Long version of my 99-00 NYE story:
My college buddies and I were having a house party. This was back in the day when ecstasy was SUPER HUGE in Athens, GA. There were two other parties down the street from us who ended up basically converging on our party because I guess they knew people who were at our place that knew we'd have a shitload of drugs walking in and out of the place. Since we all planned on getting Raoul Duke levels of fucked up, we made sure we had everything planned perfectly- one roomie had a pa system and turntables, we had some dj friends coming over to spin drum & bass and breaks, and we got like five kegs since we all planned on being up for at least 36 hours and the beer would stay cold in the back yard until we needed it.

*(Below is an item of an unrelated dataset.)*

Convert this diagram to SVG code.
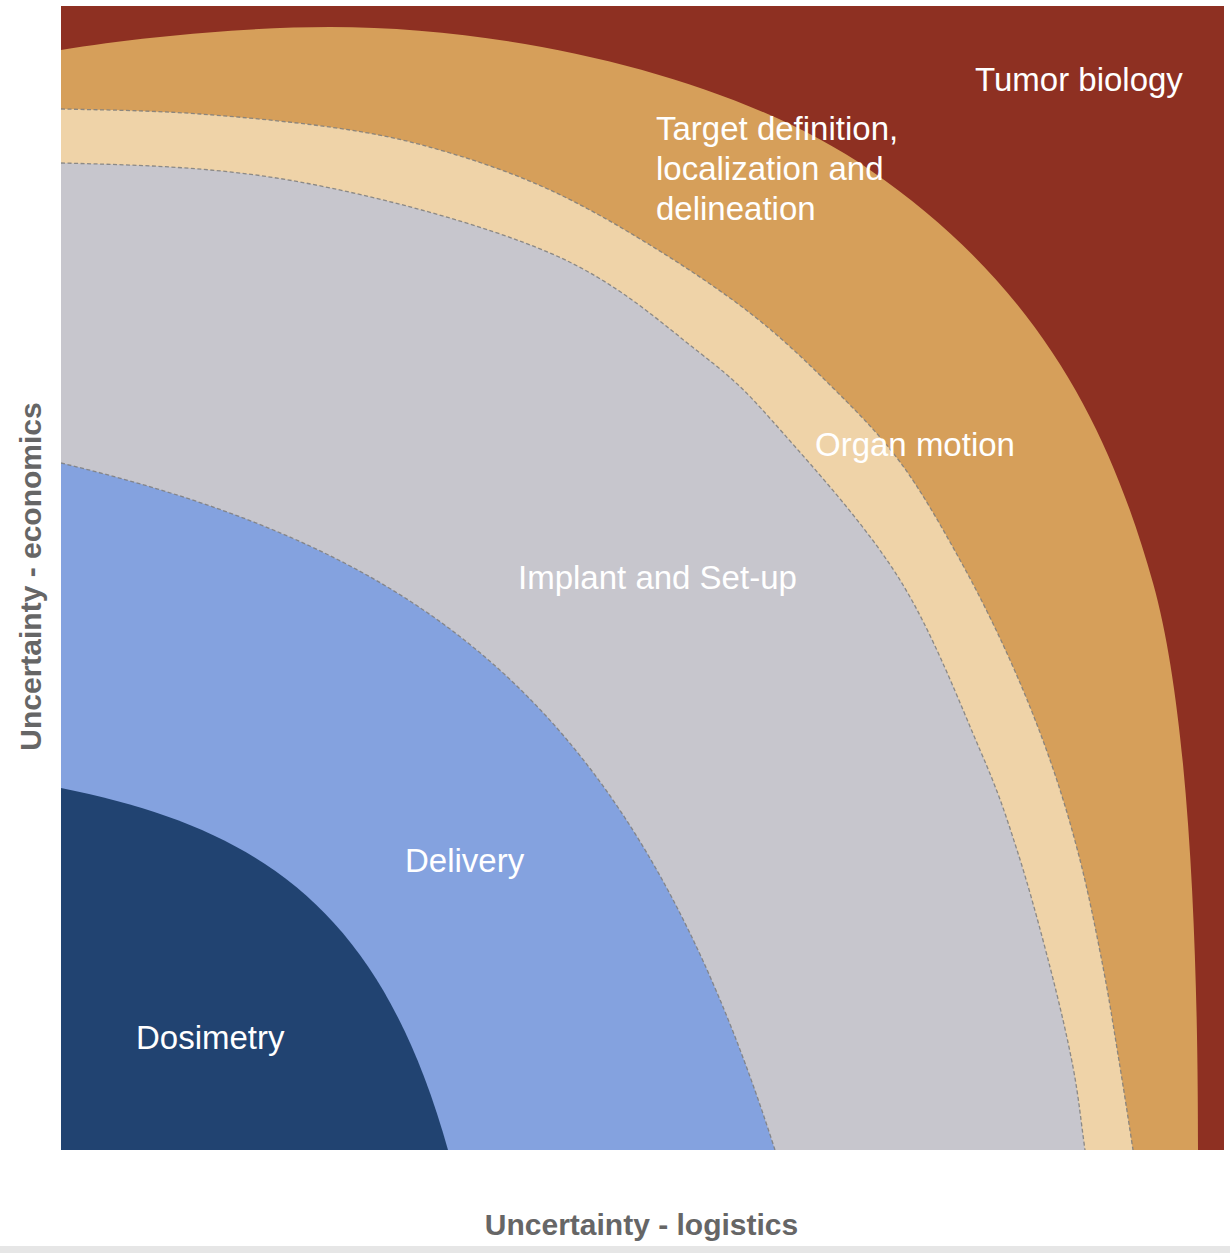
<svg xmlns="http://www.w3.org/2000/svg" width="1230" height="1253" viewBox="0 0 1230 1253">
<style>
.lbl{font-family:"Liberation Sans",Arial,Helvetica,sans-serif;font-size:33px;fill:#ffffff}
.axis{font-family:"Liberation Sans",Arial,Helvetica,sans-serif;font-size:30px;font-weight:bold;fill:#666666}
.dash{fill:none;stroke:#7d7d7d;stroke-opacity:0.85;stroke-width:1.3;stroke-dasharray:4 2.5}
</style>
<defs>
<clipPath id="plot"><rect x="61" y="6" width="1163" height="1144"/></clipPath>
</defs>
<rect width="1230" height="1253" fill="#ffffff"/>
<rect x="0" y="1246" width="1230" height="7" fill="#e6e6e6"/>
<g clip-path="url(#plot)">
<g id="tumor-biology"><rect x="61" y="6" width="1163" height="1144" fill="#8e3022"/></g>
<g id="target-definition"><path fill="#d69f5a" d="M61,1150 L61,50 C140,37 250,27 330,27 C520,27 740,80 870,170 C1040,287 1109.8,429.4 1153,583 C1193.5,727 1198,1000 1198,1150 Z"/></g>
<g id="organ-motion"><path fill="#efd3a8" d="M61,1150 L61,109 C107,110 151.8,110.5 200,114 C248.2,117.5 308.3,123.5 350,130 C391.7,136.5 416.7,143 450,153 C483.3,163 516.7,174.7 550,190 C583.3,205.3 616.7,224.5 650,245 C683.3,265.5 720,289.7 750,313 C780,336.3 805,360.2 830,385 C855,409.8 878.3,432.8 900,462 C921.7,491.2 941.7,527 960,560 C978.3,593 995,626.7 1010,660 C1025,693.3 1038.3,726.7 1050,760 C1061.7,793.3 1071.2,825.5 1080,860 C1088.8,894.5 1096.3,932.5 1103,967 C1109.7,1001.5 1115,1036.5 1120,1067 C1125,1097.5 1128.7,1122.3 1133,1150 Z"/></g>
<g id="implant-setup"><path fill="#c7c6cd" d="M61,1150 L61,163 C141,165 218.5,167 300,182 C381.5,197 483.3,224.5 550,253 C616.7,281.5 661.2,323 700,353 C738.8,383 749.7,395.2 783,433 C816.3,470.8 867.2,527.2 900,580 C932.8,632.8 960.5,705 980,750 C999.5,795 1005.3,813.8 1017,850 C1028.7,886.2 1040.7,930.8 1050,967 C1059.3,1003.2 1067.2,1036.5 1073,1067 C1078.8,1097.5 1081,1122 1085,1150 Z"/></g>
<g id="delivery"><path fill="#84a2df" d="M61,1150 L61,463 C431,552 633,706 775,1150 Z"/></g>
<g id="dosimetry"><path fill="#214371" d="M61,1150 L61,788 C261,828 381,910 448,1150 Z"/></g>
<g id="connectors">
<path class="dash" d="M61,109 C107,110 151.8,110.5 200,114 C248.2,117.5 308.3,123.5 350,130 C391.7,136.5 416.7,143 450,153 C483.3,163 516.7,174.7 550,190 C583.3,205.3 616.7,224.5 650,245 C683.3,265.5 720,289.7 750,313 C780,336.3 805,360.2 830,385 C855,409.8 878.3,432.8 900,462 C921.7,491.2 941.7,527 960,560 C978.3,593 995,626.7 1010,660 C1025,693.3 1038.3,726.7 1050,760 C1061.7,793.3 1071.2,825.5 1080,860 C1088.8,894.5 1096.3,932.5 1103,967 C1109.7,1001.5 1115,1036.5 1120,1067 C1125,1097.5 1128.7,1122.3 1133,1150"/>
<path class="dash" d="M61,163 C141,165 218.5,167 300,182 C381.5,197 483.3,224.5 550,253 C616.7,281.5 661.2,323 700,353 C738.8,383 749.7,395.2 783,433 C816.3,470.8 867.2,527.2 900,580 C932.8,632.8 960.5,705 980,750 C999.5,795 1005.3,813.8 1017,850 C1028.7,886.2 1040.7,930.8 1050,967 C1059.3,1003.2 1067.2,1036.5 1073,1067 C1078.8,1097.5 1081,1122 1085,1150"/>
<path class="dash" d="M61,463 C431,552 633,706 775,1150"/>
</g>
</g>
<g id="labels">
<text class="lbl" x="975" y="91">Tumor biology</text>
<text class="lbl" x="656" y="140">Target definition,</text>
<text class="lbl" x="656" y="180">localization and</text>
<text class="lbl" x="656" y="220">delineation</text>
<text class="lbl" x="815" y="456">Organ motion</text>
<text class="lbl" x="518" y="589">Implant and Set-up</text>
<text class="lbl" x="405" y="872">Delivery</text>
<text class="lbl" x="136" y="1049">Dosimetry</text>
<text class="axis" x="641.5" y="1235" text-anchor="middle">Uncertainty - logistics</text>
<text class="axis" transform="translate(41,576.5) rotate(-90)" text-anchor="middle">Uncertainty - economics</text>
</g>
</svg>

So of course one of the djs didn't show, and one of the other ones got so fucked up he passed out in our hallway bathtub before he was supposed to go on. After a while, the other two djs there got tired of/too fucked up to spin records any more. I was semi-decent when I was sober but couldn't beat match for shit when I was fucked up on anything... and that night I was stoned, tripping on mescaline and had eaten a couple of pills of ecstasy in addition to being continually and properly drunk. Somehow it was decided that I was in the most able state to play records for probably around 80 something people wandering in and out of the house who needed to hear good music to keep their roll going strong.
And I'll be damned if somehow that precise concoction of drugs wasn't absolutely PERFECT to enable me to beat match flawlessly somehow. I played for about 3 hours and went through my entire d&b record collection, and by then the sun was coming up anyhow and all of us who lived in the house wanted all these weird fucking party crashers that we didn't know to leave so we could come down peacefully. Also, we had some really, REALLY good weed that we didn't want to share with these fucking moochers. So one of my roommates dug out his childhood record collection and played breakbeats matched with shit like Puff the Magic Dragon and Smurfs vinyl and we shooed the weird fuckers out of our house so we could keep drinking and smoke some good dope.
I suppose this is why I don't really feel the urge to do drugs anymore... I figure the fact that I got through those years and can still even spell correctly is a sign that I probably shouldn't push it, since it's likely that I only have about 3 brain cells holding some necessary part of my brain together somewhere.
Oh, cool side note- that night was the only time that my cruddy djing skills (such as they were) ever got me laid.